Last week, Pakistan’s Sindh High Court held a hearing on the legal status of digital currencies that might lead to an outright ban of cryptocurrency trading combined with penalties against crypto exchanges. Several days later, the Central Bank of Russia called for a ban on both crypto trading and mining operations. Both countries could join the growing ranks of nations that have moved to outlaw digital assets, which already include China, Turkey, Iran and several other jurisdictions.

According to a report by the Library of Congress, there are currently nine jurisdictions that have applied an absolute ban on crypto and 42 with an implicit ban. The authors of the report highlight a worrisome trend: The number of countries banning crypto has more than doubled since 2018. Here are the countries that banned certain cryptocurrency-related activities or announced their intention to do so in 2021 and early 2022.


The Central Bank of Bolivia issued its first crypto prohibition resolution in late 2020, but it was not until Jan. 13, 2022 that the ban was formally ratified. The language of the most recent ban specifically targets “private initiatives related to the use and commercialization of [...] cryptoassets.”

The regulator justified the move as investor protection considerations. It warned of “potential risks of generating economic losses to the [...] holders” and emphasized the need to protect Bolivians from fraud and scams.


Cryptocurrency transactions have been formally banned in China since 2019, but it was last year that the government took steps to clamp down on crypto activity in earnest. After several official warnings of the risks associated with crypto investment, China banned cryptocurrency mining and forbade the nation’s banks from facilitating any operations with digital assets. But the crucial statement came on Sept. 24 when a concert of the major state regulators vowed to jointly enforce a ban on all crypto transactions and mining.

Apart from the commonly cited notions of money laundering and investor protection, Chinese officials played the environmental card in their fight agains mining, which is a bold move for a country that contributes up to 26% of global carbon dioxide emissions, of which crypto mining represents a marginal share.


On Nov. 11, 2021, The National Ulema Council of Indonesia (MUI), the nation’s top Islamic scholarly body, proclaimed cryptocurrencies to be haram, or forbidden on religious grounds. MUI’s directions are not legally binding, and as such, it will not necessarily halt all cryptocurrency trading. However, it could deal a significant blow to the crypto scene of the nation with the largest number of Muslim citizens and affect future governmental policies.

MUI’s determination mirrors a common interpretation that has been shaping up across jurisdictions influenced by the Islamic legal tradition. It views crypto activity as wagering — a concept that arguably could be used to define almost any capitalist activity.

On Jan. 20, the religious anti-crypto push was furthered by another non-governmental Islamic organization in Indonesia, The Tarjih Council and the Central Executive Tajdid of Muhammadiyah.
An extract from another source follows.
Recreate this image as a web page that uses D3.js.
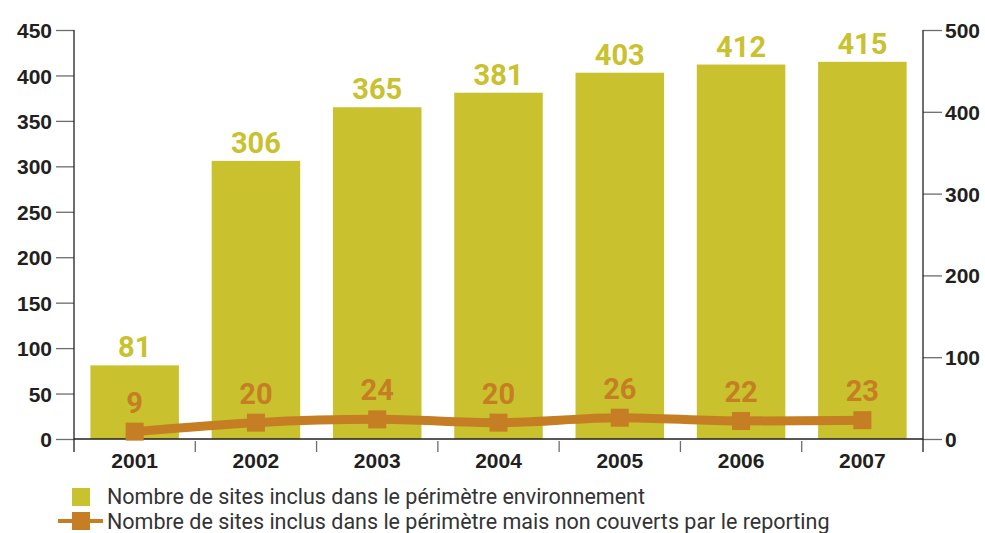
<!DOCTYPE html>
<html>
<head>
<meta charset="utf-8">
<script src="https://cdn.jsdelivr.net/npm/d3@7"></script>
<style>
  body { margin: 0; background: #fff; }
</style>
</head>
<body>
<svg id="chart"></svg>
<script>
var years = ["2001", "2002", "2003", "2004", "2005", "2006", "2007"];
var sites = [81, 306, 365, 381, 403, 412, 415];
var notCovered = [9, 20, 24, 20, 26, 22, 23];
var leftTicks = [0, 50, 100, 150, 200, 250, 300, 350, 400, 450];
var rightTicks = [0, 100, 200, 300, 400, 500];
var legendLabels = [
  "Nombre de sites inclus dans le périmètre environnement",
  "Nombre de sites inclus dans le périmètre mais non couverts par le reporting"
];

var width = 985, height = 533;
var bar_col = "#c9c12e", line_col = "#c57e24", ink = "#231f20";

var svg = d3.select("#chart").attr("width", width).attr("height", height);

var x = d3.scaleBand().domain(years).range([74, 923]).paddingInner(0.27).paddingOuter(0.135);
var yL = d3.scaleLinear().domain([0, 450]).range([439, 30]);
var yR = d3.scaleLinear().domain([0, 500]).range([439, 30]);

// bars
svg.append("g").selectAll("rect")
  .data(sites)
  .enter()
  .append("rect")
  .attr("x", function (d, i) { return x(years[i]); })
  .attr("y", function (d) { return yL(d); })
  .attr("width", x.bandwidth())
  .attr("height", function (d) { return yL(0) - yL(d); })
  .attr("fill", bar_col);

svg.append("g").selectAll("text")
  .data(sites)
  .enter()
  .append("text")
  .attr("x", function (d, i) { return x(years[i]) + x.bandwidth() / 2; })
  .attr("y", function (d) { return yL(d) - 8; })
  .attr("text-anchor", "middle")
  .attr("font-family", "Roboto, sans-serif")
  .attr("font-weight", "bold")
  .attr("font-size", "29px")
  .attr("fill", bar_col)
  .text(function (d) { return d; });

// axes
var leftAxis = svg.append("g").attr("transform", "translate(74,0)")
  .call(d3.axisLeft(yL).tickValues(leftTicks).tickSize(18).tickPadding(4));
var rightAxis = svg.append("g").attr("transform", "translate(923,0)")
  .call(d3.axisRight(yR).tickValues(rightTicks).tickSize(19).tickPadding(3));

[leftAxis, rightAxis].forEach(function (a) {
  a.select(".domain").remove();
  a.selectAll(".tick line").attr("stroke", "#6d6d6d").attr("stroke-width", 1.3);
  a.selectAll(".tick text")
    .attr("font-family", "'Liberation Sans', Arial, sans-serif")
    .attr("font-weight", "bold")
    .attr("font-size", "21px")
    .attr("fill", ink)
    .attr("dy", "0.36em");
});

svg.append("line").attr("x1", 74).attr("x2", 74).attr("y1", 30).attr("y2", 452)
  .attr("stroke", ink).attr("stroke-width", 1.3);
svg.append("line").attr("x1", 923).attr("x2", 923).attr("y1", 30).attr("y2", 452)
  .attr("stroke", ink).attr("stroke-width", 1.3);
svg.append("line").attr("x1", 74).attr("x2", 923).attr("y1", 439).attr("y2", 439)
  .attr("stroke", ink).attr("stroke-width", 1.6);

// category separators + year labels
var step = x.step();
svg.append("g").selectAll("line")
  .data(years.slice(1))
  .enter()
  .append("line")
  .attr("x1", function (d) { return x(d) - (step - x.bandwidth()) / 2; })
  .attr("x2", function (d) { return x(d) - (step - x.bandwidth()) / 2; })
  .attr("y1", 441).attr("y2", 452)
  .attr("stroke", "#6d6d6d").attr("stroke-width", 1.3);

svg.append("g").selectAll("text")
  .data(years)
  .enter()
  .append("text")
  .attr("x", function (d) { return x(d) + x.bandwidth() / 2; })
  .attr("y", 468)
  .attr("text-anchor", "middle")
  .attr("font-family", "'Liberation Sans', Arial, sans-serif")
  .attr("font-weight", "bold")
  .attr("font-size", "21px")
  .attr("fill", ink)
  .text(function (d) { return d; });

// line series
var line = d3.line()
  .x(function (d, i) { return x(years[i]) + x.bandwidth() / 2; })
  .y(function (d) { return yR(d); })
  .curve(d3.curveMonotoneX);

svg.append("path")
  .datum(notCovered)
  .attr("d", line)
  .attr("fill", "none")
  .attr("stroke", line_col)
  .attr("stroke-width", 9);

svg.append("g").selectAll("rect")
  .data(notCovered)
  .enter()
  .append("rect")
  .attr("x", function (d, i) { return x(years[i]) + x.bandwidth() / 2 - 9; })
  .attr("y", function (d) { return yR(d) - 9; })
  .attr("width", 18)
  .attr("height", 18)
  .attr("fill", line_col);

svg.append("g").selectAll("text")
  .data(notCovered)
  .enter()
  .append("text")
  .attr("x", function (d, i) { return x(years[i]) + x.bandwidth() / 2; })
  .attr("y", function (d) { return yR(d) - 19; })
  .attr("text-anchor", "middle")
  .attr("font-family", "Roboto, sans-serif")
  .attr("font-weight", "bold")
  .attr("font-size", "29px")
  .attr("fill", line_col)
  .text(function (d) { return d; });

// legend
var legend = svg.append("g");
legend.append("rect").attr("x", 72).attr("y", 488).attr("width", 18).attr("height", 18).attr("fill", bar_col);
legend.append("line").attr("x1", 58).attr("x2", 103).attr("y1", 521).attr("y2", 521)
  .attr("stroke", line_col).attr("stroke-width", 4);
legend.append("rect").attr("x", 72).attr("y", 512).attr("width", 18).attr("height", 18).attr("fill", line_col);

legend.selectAll("text")
  .data(legendLabels)
  .enter()
  .append("text")
  .attr("x", 107)
  .attr("y", function (d, i) { return 504 + i * 25; })
  .attr("font-family", "Roboto, sans-serif")
  .attr("font-size", "21.5px")
  .attr("fill", "#333")
  .text(function (d) { return d; });
</script>
</body>
</html>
It confirmed the haram status of cryptocurrencies by issuing a fatwa (a ruling under Islamic law) that focuses on the speculative nature of cryptocurrencies and their lack of capacity to serve as a medium of exchange by Islamic legal standards.


On Sept. 9, 2021, Nepal Rastra Bank (NRB), the central bank of Nepal, issued a notice with the headline “Cryptocurrency transactions are illegal.” The regulator, referencing the national Foreign Exchange Act of 2019, declared cryptocurrency trading, mining and “encouraging the illegal activities” as punishable by law. NRB separately underlined that individual users are also to be held responsible for violations related to crypto trading.
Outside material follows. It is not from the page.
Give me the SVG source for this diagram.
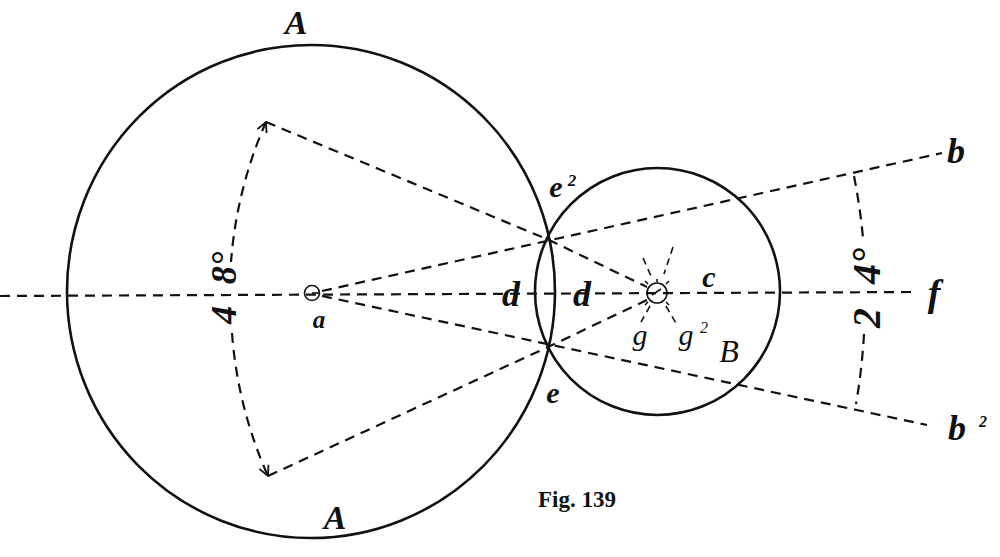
<svg xmlns="http://www.w3.org/2000/svg" width="1000" height="557" viewBox="0 0 1000 557">
<style>
.circ{fill:none;stroke:#111;stroke-width:2.6}
.dash{fill:none;stroke:#111;stroke-width:2.2;stroke-dasharray:10 7}
.sdash{fill:none;stroke:#111;stroke-width:1.6;stroke-dasharray:7 5}
.tick{fill:none;stroke:#111;stroke-width:1.6}
.lbl{font-family:"Liberation Serif","DejaVu Serif",serif;font-style:italic;font-weight:bold;fill:#111}
.num{font-family:"Liberation Serif","DejaVu Serif",serif;font-style:italic;fill:#111}
.fig{font-family:"Liberation Serif","DejaVu Serif",serif;font-weight:bold;fill:#111}
</style>
<defs>
<marker id="arr" viewBox="0 0 12 12" refX="11" refY="6" markerWidth="12" markerHeight="12" markerUnits="userSpaceOnUse" orient="auto-start-reverse">
<path d="M1 1 L11 6 L1 11" fill="none" stroke="#111" stroke-width="1.8" stroke-dasharray="none"/>
</marker>
</defs>
<rect width="1000" height="557" fill="#fff"/>

<g id="circleA">
<ellipse class="circ" cx="311" cy="291.5" rx="244" ry="246.5"/>
</g>
<g id="circleB">
<ellipse class="circ" cx="657.5" cy="291.5" rx="122.5" ry="123.5"/>
</g>
<g id="centerA">
<circle class="tick" cx="312" cy="293" r="7.5" stroke-width="2.2"/>
<line class="tick" x1="312" y1="293" x2="320" y2="293"/>
</g>
<g id="centerG">
<circle class="tick" cx="657" cy="293" r="10" stroke-width="2.2"/>
<line class="tick" x1="652" y1="295" x2="661" y2="289"/>
<line class="tick" x1="648" y1="284" x2="645" y2="281"/>
<line class="tick" x1="666" y1="284" x2="669" y2="281"/>
<line class="tick" x1="648" y1="302" x2="645" y2="305"/>
<line class="tick" x1="666" y1="302" x2="669" y2="305"/>
<line class="tick" x1="657" y1="282" x2="657" y2="279"/>
</g>

<g id="connectors">
<line class="dash" x1="0" y1="296" x2="915" y2="292"/>
<line class="dash" x1="322" y1="291" x2="942" y2="153"/>
<line class="dash" x1="322" y1="296" x2="927" y2="425"/>
<polyline class="dash" points="266,122 549,240 647,287"/>
<polyline class="dash" points="268,476 548,347 647,300"/>
<line class="sdash" x1="643" y1="258" x2="651" y2="276"/>
<line class="sdash" x1="673" y1="247" x2="664" y2="274"/>
<line class="sdash" x1="650" y1="306" x2="641" y2="322"/>
<line class="sdash" x1="666" y1="306" x2="677" y2="325"/>
<path class="dash" d="M266 122 A427 427 0 0 0 231 262" marker-start="url(#arr)"/>
<path class="dash" d="M232 333 A427 427 0 0 0 268 476" marker-end="url(#arr)"/>
<path class="dash" d="M854 176 A620 620 0 0 1 863 238"/>
<path class="dash" d="M864 334 A620 620 0 0 1 856 404"/>
</g>

<g id="labels">
<text class="lbl" x="296" y="34" font-size="34" text-anchor="middle">A</text>
<text class="lbl" x="335" y="529" font-size="34" text-anchor="middle">A</text>
<text class="fig" x="577" y="507" font-size="23" text-anchor="middle">Fig. 139</text>
<text class="lbl" x="319" y="328" font-size="25" text-anchor="middle">a</text>
<text class="lbl" x="556" y="197" font-size="30" font-style="normal" text-anchor="middle">e</text>
<text class="lbl" x="572" y="186" font-size="17" font-style="normal" text-anchor="middle">2</text>
<text class="lbl" x="553" y="403" font-size="30" font-style="normal" text-anchor="middle">e</text>
<text class="lbl" x="511" y="306" font-size="36" text-anchor="middle">d</text>
<text class="lbl" x="582" y="306" font-size="36" text-anchor="middle">d</text>
<text class="lbl" x="709" y="287" font-size="30" text-anchor="middle">c</text>
<text class="num" x="640" y="345" font-size="30" text-anchor="middle">g</text>
<text class="num" x="686" y="345" font-size="30" text-anchor="middle">g</text>
<text class="num" x="704" y="333" font-size="16" text-anchor="middle">2</text>
<text class="num" x="729" y="362" font-size="32" text-anchor="middle">B</text>
<text class="lbl" x="956" y="163" font-size="36" text-anchor="middle">b</text>
<text class="lbl" x="957" y="440" font-size="36" text-anchor="middle">b</text>
<text class="lbl" x="983" y="427" font-size="16" font-style="normal" text-anchor="middle">2</text>
<text class="lbl" x="934" y="306" font-size="38" text-anchor="middle">f</text>
<text class="num" transform="translate(236,315) rotate(-90)" font-size="36" font-weight="bold" text-anchor="middle">4</text>
<text class="num" transform="translate(236,268) rotate(-90)" font-size="36" font-weight="bold" text-anchor="middle">8°</text>
<text class="num" transform="translate(880,318) rotate(-90)" font-size="40" font-weight="bold" text-anchor="middle">2</text>
<text class="num" transform="translate(880,266) rotate(-90)" font-size="40" font-weight="bold" text-anchor="middle">4°</text>
</g>
</svg>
A statement from Ramu Paudel, executive director of the Foreign Exchange Management Department of NRB, emphasized the threat of “swindling” to the general population.


A U-turn in Nigeria’s national policy on digital assets was cemented on Feb. 12, 2021, when the Nigerian Securities and Exchange Commission announced it was suspending all plans for crypto regulation, following a ban by the central bank introduced a week earlier. The nation’s central bank ordered commercial banks to shut down all crypto-related accounts and warned of penalties for noncompliance.

The Central Bank of Nigeria’s explanation for such a crackdown includes a number of familiar concerns such as price volatility and the potential for money laundering and the financing of terrorism. At the same time, CBN governor Godwin Emefiele stated that the central bank was still interested in digital currencies and that the government was exploring various policy scenarios.